Even better, just a twenty minute drive from the airport is the Blue Lagoon, a splendid geothermal spa marooned in a magnificent lava field. With frequent buses calling at the Blue Lagoon en route to Reykjavik, it’s no shock to read that many take a dip on their way to or from the airport. Just thirty minutes after stepping out of the arrivals hall, you can be luxuriating in the warm waters of this unique resort. On-site lockers are sufficiently capacious to hold a large suitcase, while plentiful quantities of fluffy towels and hairdryers mean there’s no fear of arriving at the airport or hotel dripping wet.
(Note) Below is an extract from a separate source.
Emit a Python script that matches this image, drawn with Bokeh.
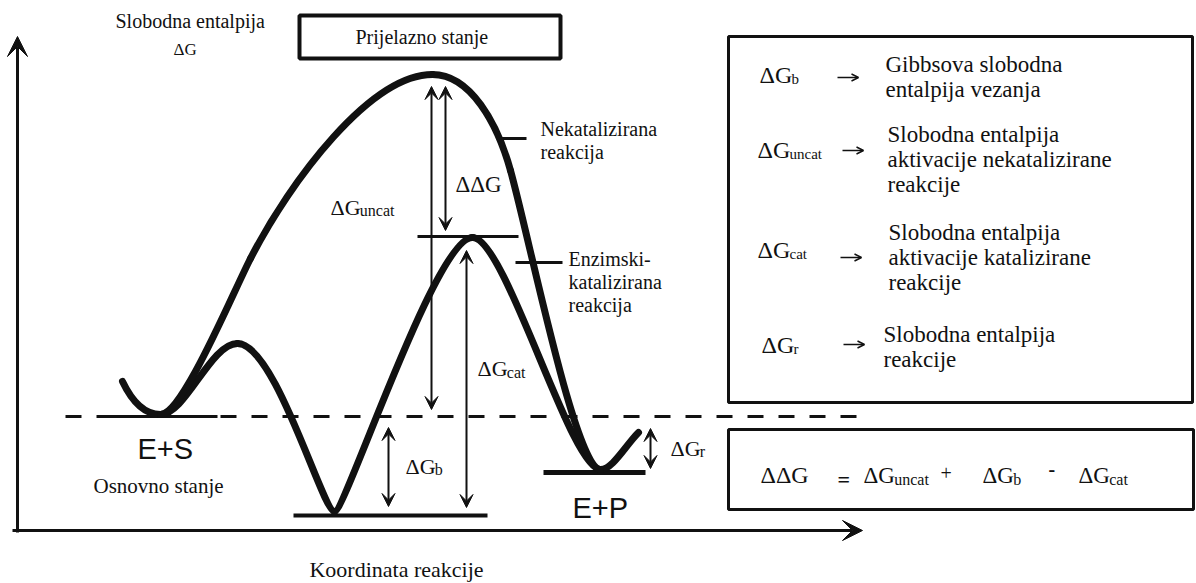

For many it’s the highlight of their stay: there’s something indulgent about squeezing in one last treat before your plane takes off.
Connecting is easy
For those who need to catch domestic flights, Reykjavik Domestic Airport is a short ride away, in the centre of the city. It’s the base for Air Iceland Connect, Atlantic Airways and Eagle Air, which serve other Icelandic airports and the nearby Scandi destinations of Greenland and the Faroe Islands. Reykjavik Domestic Airport is easily reached from Keflavik International and vice versa. Simply grab a seat on the frequent Flybus service to Rekyjavik’s central bus station and then switch buses for the short hop to the domestic airport. Buy your ticket in the arrivals hall or better still, book a seat online before you leave home. Of course, opting for a rental car or a ride with one of the reputable on-site taxi companies is just as simple. For the moment, there’s no rail transfer, but construction is expected to begin on the aptly-named “Lava Express” in 2022.
If you’re planning on flying to Iceland this year, we think you’ll be impressed with the service and facilities you’ll encounter at Keflavik International Airport.